→ **DIRECTION**
Retype the opening lines of the listing below, ending with the line that contains "from bokeh.resources import INLINE", and leave out any pictures.

[begin DATA LINES]

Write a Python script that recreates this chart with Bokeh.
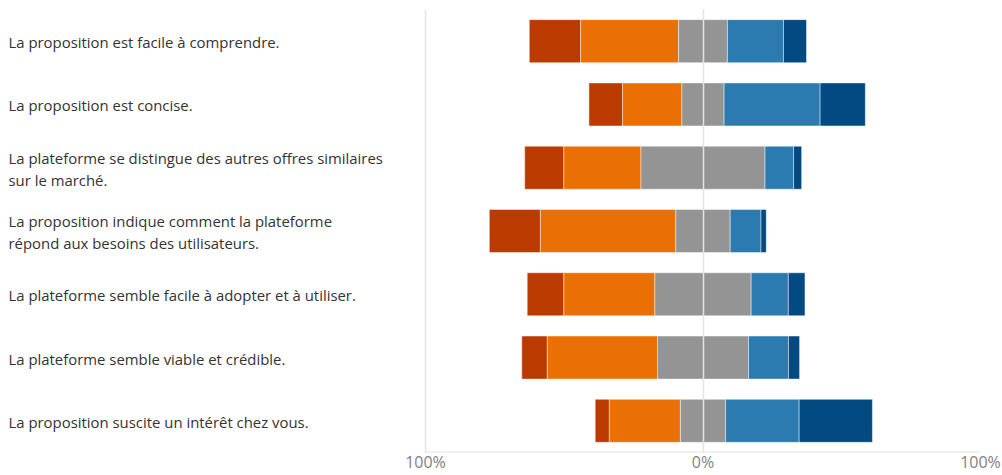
import numpy as np
from bokeh.plotting import figure
from bokeh.models import FactorRange, Range1d, FixedTicker, ColumnDataSource
from bokeh.core.properties import value
from bokeh.embed import file_html
from bokeh.resources import INLINE

categories = [
    "La proposition est facile à comprendre.",
    "La proposition est concise.",
    "La plateforme se distingue des autres offres similaires\nsur le marché.",
    "La proposition indique comment la plateforme\nrépond aux besoins des utilisateurs.",
    "La plateforme semble facile à adopter et à utiliser.",
    "La plateforme semble viable et crédible.",
    "La proposition suscite un intérêt chez vous.",
]
strongly_disagree = [18.5, 12.1, 14.1, 18.4, 13.2, 9.2, 5.1]
disagree = [35.3, 21.4, 27.8, 48.8, 32.8, 39.7, 25.6]
neutral = [17.6, 15.2, 44.7, 19.6, 34.7, 32.8, 16.3]
agree = [20.2, 34.6, 10.3, 11.1, 13.4, 14.4, 26.5]
strongly_agree = [8.3, 16.3, 2.9, 1.9, 6.0, 4.0, 26.4]
tick_values = [-100, 0, 100]
tick_labels = ["100%", "0%", "100%"]

colors = ["#BB3A00", "#EA7006", "#949494", "#2B7BB0", "#034A82"]

W, H = 1002, 475
frame_left_px = 425
right_border = 22
frame_w = W - right_border
px_per_unit = (frame_w - frame_left_px) / 200.0
x_start = -100 - frame_left_px / px_per_unit

sd = np.array(strongly_disagree)
d = np.array(disagree)
n = np.array(neutral)
a = np.array(agree)
sa = np.array(strongly_agree)

half = n / 2
edges = [
    (-half - d - sd, -half - d),
    (-half - d, -half),
    (-half, half),
    (half, half + a),
    (half + a, half + a + sa),
]

p = figure(
    width=W, height=H,
    y_range=FactorRange(factors=list(reversed(categories)), range_padding=0),
    x_range=Range1d(x_start, 100),
    output_backend="svg", toolbar_location=None,
    min_border_left=0, min_border_right=right_border,
    min_border_top=9, min_border_bottom=0,
)
p.outline_line_color = None
p.background_fill_color = "white"

for (l, r), c in zip(edges, colors):
    src = ColumnDataSource(dict(y=categories, left=l, right=r))
    p.hbar(y="y", left="left", right="right", height=0.68, source=src,
           fill_color=c, line_color="white", line_alpha=0.45, line_width=1)

# labels
lab_src = ColumnDataSource(dict(x=[x_start] * len(categories), y=categories, t=categories))
p.text(x="x", y="y", text="t", source=lab_src, x_offset=8, y_offset=1,
       text_font=value("Open Sans"), text_font_size="14.9px", text_color="#333333",
       text_baseline="middle", text_align="left", text_line_height=1.08)

# bottom frame line
p.segment(x0=[-100], x1=[100], y0=[0], y1=[0], line_color="#e3e3e3", line_width=2)

p.yaxis.visible = False
p.ygrid.visible = False
p.xgrid.ticker = FixedTicker(ticks=tick_values)
p.xgrid.grid_line_color = "#e3e3e3"
p.xgrid.grid_line_width = 1.5
p.xgrid.level = "overlay"

p.xaxis.ticker = FixedTicker(ticks=tick_values)
p.xaxis.major_label_overrides = {v: t for v, t in zip(tick_values, tick_labels)}
p.xaxis.axis_line_color = None
p.xaxis.major_tick_line_color = None
p.xaxis.minor_tick_line_color = None
p.xaxis.major_tick_out = 0
p.xaxis.major_tick_in = 0
p.xaxis.major_label_standoff = -2
p.xaxis.major_label_text_font = "Open Sans"
p.xaxis.major_label_text_font_size = "16px"
p.xaxis.major_label_text_color = "#7f7f7f"

open("out.html", "w").write(file_html(p, INLINE))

[end DATA LINES]

→ **RESPONSE TO THE EXERCISE**
Write a Python script that recreates this chart with Bokeh.
import numpy as np
from bokeh.plotting import figure
from bokeh.models import FactorRange, Range1d, FixedTicker, ColumnDataSource
from bokeh.core.properties import value
from bokeh.embed import file_html
from bokeh.resources import INLINE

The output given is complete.